• _STORED DATA_
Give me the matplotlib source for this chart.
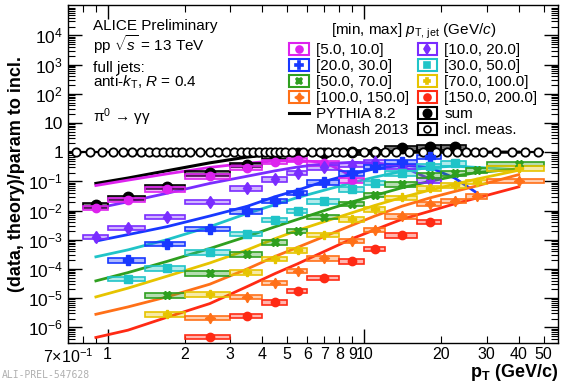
import matplotlib
matplotlib.use('Agg')
import matplotlib.pyplot as plt
from matplotlib.lines import Line2D
from matplotlib.patches import Rectangle
from matplotlib.legend_handler import HandlerTuple
from matplotlib.ticker import FixedLocator, FixedFormatter, LogLocator, NullFormatter
from matplotlib.colors import to_rgba

plt.rcParams['font.family'] = ['Liberation Sans', 'DejaVu Sans']
plt.rcParams['mathtext.fontset'] = 'custom'
plt.rcParams['mathtext.rm'] = 'Liberation Sans'
plt.rcParams['mathtext.it'] = 'Liberation Sans:italic'
plt.rcParams['mathtext.bf'] = 'Liberation Sans:bold'

# ---------------- data ----------------
bin_lo = [0.8, 1.0, 1.4, 2.0, 3.0, 4.0, 5.0, 6.0, 8.0, 10.0, 12.0, 16.0, 20.0, 25.0, 30.0]
bin_hi = [1.0, 1.4, 2.0, 3.0, 4.0, 5.0, 6.0, 8.0, 10.0, 12.0, 16.0, 20.0, 25.0, 30.0, 50.0]
pt_center = [0.9, 1.2, 1.7, 2.5, 3.5, 4.5, 5.5, 7.0, 9.0, 11.0, 14.0, 18.0, 22.5, 27.5, 40.0]

jet_labels = ['[5.0, 10.0]', '[10.0, 20.0]', '[20.0, 30.0]', '[30.0, 50.0]',
              '[50.0, 70.0]', '[70.0, 100.0]', '[100.0, 150.0]', '[150.0, 200.0]']

# measured data (first bin index, values)
start_5_10 = 0
data_5_10 = [0.0123, 0.023, 0.053, 0.15, 0.29, 0.47, 0.56, 0.42, 0.11]
start_10_20 = 0
data_10_20 = [1.26e-3, 2.6e-3, 6.1e-3, 0.020, 0.057, 0.116, 0.195, 0.30, 0.37, 0.47, 0.32, 0.11]
start_20_30 = 1
data_20_30 = [2.0e-4, 7.4e-4, 2.4e-3, 9.3e-3, 0.0215, 0.041, 0.093, 0.19, 0.31, 0.47, 0.70]
start_30_50 = 1
data_30_50 = [4.7e-5, 1.04e-4, 3.7e-4, 1.63e-3, 4.7e-3, 9.8e-3, 0.021, 0.053, 0.088, 0.19, 0.33, 0.42]
start_50_70 = 2
data_50_70 = [1.26e-5, 7.0e-5, 3.2e-4, 8.1e-4, 2.0e-3, 6.1e-3, 0.0166, 0.034, 0.080, 0.16, 0.19, 0.24, 0.39]
start_70_100 = 2
data_70_100 = [2.8e-6, 1.34e-5, 7.6e-5, 2.2e-4, 4.4e-4, 1.45e-3, 5.0e-3, 0.011, 0.028, 0.057, 0.074, 0.096, 0.28]
start_100_150 = 3
data_100_150 = [2.1e-6, 1.12e-5, 3.4e-5, 8.5e-5, 2.3e-4, 9.0e-4, 2.2e-3, 6.3e-3, 0.0166, 0.022, 0.031, 0.104]
start_150_200 = 3
data_150_200 = [4.8e-7, 2.5e-6, 7.1e-6, 1.74e-5, 5.0e-5, 1.85e-4, 4.8e-4, 1.4e-3, 4.1e-3]
start_sum = 0
data_sum = [0.015, 0.028, 0.066, 0.19, 0.37, 0.72, 0.92, 0.95, 1.0, 1.05, 1.35, 1.45, 1.45]

# PYTHIA 8.2 Monash 2013 curves (values at pt_center, starting at first bin)
pythia_sum = [0.085, 0.13, 0.23, 0.43, 0.68, 0.85, 0.93, 0.97, 1.0, 1.0, 1.0, 1.0, 1.0, 1.0, 1.0]
pythia_5_10 = [0.072, 0.11, 0.18, 0.30, 0.42, 0.50, 0.52, 0.45, 0.15]
pythia_10_20 = [0.0118, 0.020, 0.039, 0.085, 0.15, 0.23, 0.31, 0.40, 0.45, 0.43, 0.33, 0.12]
pythia_20_30 = [9.0e-4, 1.5e-3, 2.8e-3, 6.5e-3, 0.014, 0.030, 0.050, 0.10, 0.18, 0.27, 0.36, 0.30, 0.13, 0.04]
pythia_30_50 = [2.6e-4, 4.5e-4, 1.0e-3, 2.8e-3, 8.0e-3, 0.016, 0.028, 0.050, 0.090, 0.14, 0.22, 0.30, 0.33, 0.30, 0.25]
pythia_50_70 = [3.9e-5, 7.5e-5, 1.8e-4, 5.0e-4, 1.3e-3, 2.8e-3, 5.0e-3, 0.010, 0.020, 0.033, 0.060, 0.10, 0.15, 0.20, 0.27]
pythia_70_100 = [1.1e-5, 2.2e-5, 5.6e-5, 1.6e-4, 4.5e-4, 1.1e-3, 2.1e-3, 4.2e-3, 8.5e-3, 0.015, 0.028, 0.050, 0.080, 0.12, 0.24]
pythia_100_150 = [2.8e-6, 5.0e-6, 1.1e-5, 3.0e-5, 1.0e-4, 2.7e-4, 5.5e-4, 1.3e-3, 3.2e-3, 6.5e-3, 0.014, 0.027, 0.045, 0.070, 0.17]
pythia_150_200 = [4.5e-7, 8.0e-7, 2.2e-6, 6.5e-6, 2.5e-5, 7.0e-5, 1.5e-4, 4.0e-4, 1.1e-3, 2.2e-3, 5.0e-3, 9.5e-3, 0.017, 0.027, 0.065]

# inclusive measurement (ratio to its own parametrisation)
incl_edges = [0.7, 0.8, 0.9, 1.0, 1.1, 1.2, 1.3, 1.4, 1.5, 1.6, 1.7, 1.8, 1.9, 2.0,
              2.2, 2.4, 2.6, 2.8, 3.0, 3.2, 3.4, 3.6, 3.8, 4.0, 4.2, 4.4, 4.6, 4.8, 5.0,
              5.5, 6.0, 6.5, 7.0, 7.5, 8.0, 8.5, 9.5, 10.5, 11.5, 12.5, 14.0, 16.0, 18.0,
              20.0, 22.0, 24.0, 26.0, 28.0, 30.0, 35.0, 40.0, 45.0, 50.0]
incl_val = [1.0, 1.0, 1.0, 1.0, 1.0, 1.0, 1.0, 1.0, 1.0, 1.0, 1.0, 1.0, 1.0,
            1.0, 1.0, 1.0, 1.0, 1.0, 1.0, 1.0, 1.0, 1.0, 1.0, 1.0, 1.0, 1.0, 1.0, 1.0,
            1.0, 1.0, 1.0, 1.0, 1.0, 1.0, 1.0, 1.0, 1.0, 1.0, 1.0, 1.0, 1.0, 1.0,
            1.0, 1.0, 1.0, 1.0, 1.0, 1.0, 1.0, 1.0, 1.0, 1.0]

sys_rel = 0.17  # relative size of systematic boxes

# ---------------- style ----------------
col_5_10 = '#dd22ee'
col_10_20 = '#7a2cff'
col_20_30 = '#1838ff'
col_30_50 = '#20c4c8'
col_50_70 = '#2f9f1f'
col_70_100 = '#e6c400'
col_100_150 = '#ff7018'
col_150_200 = '#ff2a14'

series = [
    (data_5_10, start_5_10, pythia_5_10, col_5_10, 'o', 6.0),
    (data_10_20, start_10_20, pythia_10_20, col_10_20, 'd', 6.5),
    (data_20_30, start_20_30, pythia_20_30, col_20_30, 'P', 7.0),
    (data_30_50, start_30_50, pythia_30_50, col_30_50, 's', 5.5),
    (data_50_70, start_50_70, pythia_50_70, col_50_70, 'X', 6.0),
    (data_70_100, start_70_100, pythia_70_100, col_70_100, 'P', 6.0),
    (data_100_150, start_100_150, pythia_100_150, col_100_150, (4, 1, 0), 7.5),
    (data_150_200, start_150_200, pythia_150_200, col_150_200, 'o', 6.0),
]

fig = plt.figure(figsize=(5.61, 3.82), dpi=100)
ax = fig.add_axes([0.121, 0.102, 0.874, 0.885])
ax.set_xscale('log')
ax.set_yscale('log')


def draw_boxes(vals, start, color, face_alpha, z):
    lo = bin_lo[start:start + len(vals)]
    hi = bin_hi[start:start + len(vals)]
    bottoms = [v * (1 - sys_rel) for v in vals]
    heights = [v * (1 + sys_rel) - v * (1 - sys_rel) for v in vals]
    widths = [h - l for l, h in zip(lo, hi)]
    ax.bar(lo, heights, width=widths, bottom=bottoms, align='edge',
           facecolor=to_rgba(color, face_alpha), edgecolor=color, linewidth=1.2, zorder=z)


# PYTHIA lines
ax.plot(pt_center[:len(pythia_sum)], pythia_sum, color='black', lw=2.2, zorder=2)
for vals, start, pyth, color, marker, ms in series:
    ax.plot(pt_center[:len(pyth)], pyth, color=color, lw=2.0, zorder=2)

# inclusive measurement
incl_x = [(a + b) / 2 for a, b in zip(incl_edges[:-1], incl_edges[1:])]
incl_xerr = [[x - a for x, a in zip(incl_x, incl_edges[:-1])],
             [b - x for x, b in zip(incl_x, incl_edges[1:])]]
ax.errorbar(incl_x, incl_val, xerr=incl_xerr, fmt='o', mfc='white', mec='black', ecolor='black',
            ms=6.0, mew=1.3, elinewidth=1.6, capsize=0, zorder=6)

# sum
draw_boxes(data_sum, start_sum, 'black', 0.55, 3)
ax.plot(pt_center[start_sum:start_sum + len(data_sum)], data_sum, ls='none', marker='o',
        color='black', ms=7.5, zorder=4)

# jet pT bins
for vals, start, pyth, color, marker, ms in series:
    draw_boxes(vals, start, color, 0.35, 5)
    ax.plot(pt_center[start:start + len(vals)], vals, ls='none', marker=marker, color=color,
            ms=ms, mew=1.0, zorder=7)

ax.set_xlim(0.7, 57)
ax.set_ylim(2.9e-7, 1.1e5)

# ticks
ax.xaxis.set_major_locator(FixedLocator([1, 10]))
ax.xaxis.set_major_formatter(FixedFormatter(['1', '10']))
xminor = [0.7, 0.8, 0.9, 2, 3, 4, 5, 6, 7, 8, 9, 20, 30, 40, 50]
xminor_lab = [r'7$\times$10$^{-1}$', '', '', '2', '3', '4', '5', '6', '7', '8', '9', '20', '30', '40', '50']
ax.xaxis.set_minor_locator(FixedLocator(xminor))
ax.xaxis.set_minor_formatter(FixedFormatter(xminor_lab))

ymaj = [1e-6, 1e-5, 1e-4, 1e-3, 1e-2, 1e-1, 1, 10, 1e2, 1e3, 1e4]
ylab = [r'10$^{-6}$', r'10$^{-5}$', r'10$^{-4}$', r'10$^{-3}$', r'10$^{-2}$', r'10$^{-1}$',
        '1', '10', r'10$^{2}$', r'10$^{3}$', r'10$^{4}$']
ax.yaxis.set_major_locator(FixedLocator(ymaj))
ax.yaxis.set_major_formatter(FixedFormatter(ylab))
ax.yaxis.set_minor_locator(LogLocator(base=10, subs=[2, 3, 4, 5, 6, 7, 8, 9], numticks=30))
ax.yaxis.set_minor_formatter(NullFormatter())

ax.tick_params(which='both', direction='in', top=True, right=True, labelsize=12.5)
ax.tick_params(axis='x', which='both', labelsize=11.5)
ax.tick_params(which='major', length=10, width=1.0)
ax.tick_params(which='minor', length=5, width=0.8)
ax.tick_params(axis='x', which='both', pad=3)
for s in ax.spines.values():
    s.set_linewidth(1.0)

ax.set_ylabel('(data, theory)/param to incl.', fontsize=13, fontweight='bold', labelpad=2)
ax.set_xlabel(r'$\mathbf{p}_{\mathbf{T}}$ (GeV/$\mathbf{c}$)', fontsize=13, fontweight='bold',
              ha='right')
ax.xaxis.set_label_coords(1.0, -0.056)
ax.xaxis.label.set_va('top')

# text block
tx = 0.051
ax.text(tx, 0.938, 'ALICE Preliminary', transform=ax.transAxes, fontsize=11, va='center')
ax.text(tx, 0.884, r'pp $\sqrt{s}$ = 13 TeV', transform=ax.transAxes, fontsize=11, va='center')
ax.text(tx, 0.815, 'full jets:', transform=ax.transAxes, fontsize=11, va='center')
ax.text(tx, 0.770, r'anti-$k_{\mathrm{T}}$, $R$ = 0.4', transform=ax.transAxes, fontsize=11, va='center')
ax.text(tx, 0.668, r'π$^{0}$ → γγ', transform=ax.transAxes, fontsize=11, va='center')

# legend
def hbox(color, marker, ms, mfc=None):
    rect = Rectangle((0, 0), 1, 1, facecolor='white', edgecolor=color, linewidth=1.5)
    mk = Line2D([], [], ls='none', marker=marker, color=color, ms=ms,
                mfc=color if mfc is None else mfc, mew=1.2)
    return (rect, mk)

cols = [c[3] for c in series]
mks = [c[4] for c in series]
mss = [c[5] - 1.0 for c in series]
handles = [hbox(cols[0], mks[0], mss[0]), hbox(cols[2], mks[2], mss[2]), hbox(cols[4], mks[4], mss[4]),
           hbox(cols[6], mks[6], mss[6]), Line2D([], [], color='black', lw=2.2),
           Line2D([], [], ls='none'),
           hbox(cols[1], mks[1], mss[1]), hbox(cols[3], mks[3], mss[3]), hbox(cols[5], mks[5], mss[5]),
           hbox(cols[7], mks[7], mss[7]), hbox('black', 'o', 6.0),
           hbox('black', 'o', 5.0, mfc='white')]
labels = [jet_labels[0], jet_labels[2], jet_labels[4], jet_labels[6], 'PYTHIA 8.2', 'Monash 2013',
          jet_labels[1], jet_labels[3], jet_labels[5], jet_labels[7], 'sum', 'incl. meas.']
leg = ax.legend(handles, labels, ncol=2, loc='upper left', bbox_to_anchor=(0.436, 0.972),
                frameon=False, fontsize=11, handlelength=1.3, handleheight=0.75,
                handletextpad=0.45, columnspacing=0.55, labelspacing=0.13, borderpad=0.0,
                title=r'[min, max] $p_{\mathrm{T,\,jet}}$ (GeV/$c$)', title_fontsize=11,
                handler_map={tuple: HandlerTuple(ndivide=1)})
leg.set_zorder(10)

fig.text(0.004, 0.004, 'ALI-PREL-547628', fontsize=7, color='#b0b0b0', family='DejaVu Sans Mono',
         va='bottom', ha='left')

fig.savefig('out.png', dpi=100)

• _STATED PROBLEM_
Leave out the pictures and restate, word for word, the lines from the top of the data through the line containing "plt.rcParams['mathtext.bf'] = 'Liberation", both included.

• _COMPLETED TASK_
Give me the matplotlib source for this chart.
import matplotlib
matplotlib.use('Agg')
import matplotlib.pyplot as plt
from matplotlib.lines import Line2D
from matplotlib.patches import Rectangle
from matplotlib.legend_handler import HandlerTuple
from matplotlib.ticker import FixedLocator, FixedFormatter, LogLocator, NullFormatter
from matplotlib.colors import to_rgba

plt.rcParams['font.family'] = ['Liberation Sans', 'DejaVu Sans']
plt.rcParams['mathtext.fontset'] = 'custom'
plt.rcParams['mathtext.rm'] = 'Liberation Sans'
plt.rcParams['mathtext.it'] = 'Liberation Sans:italic'
plt.rcParams['mathtext.bf'] = 'Liberation Sans:bold'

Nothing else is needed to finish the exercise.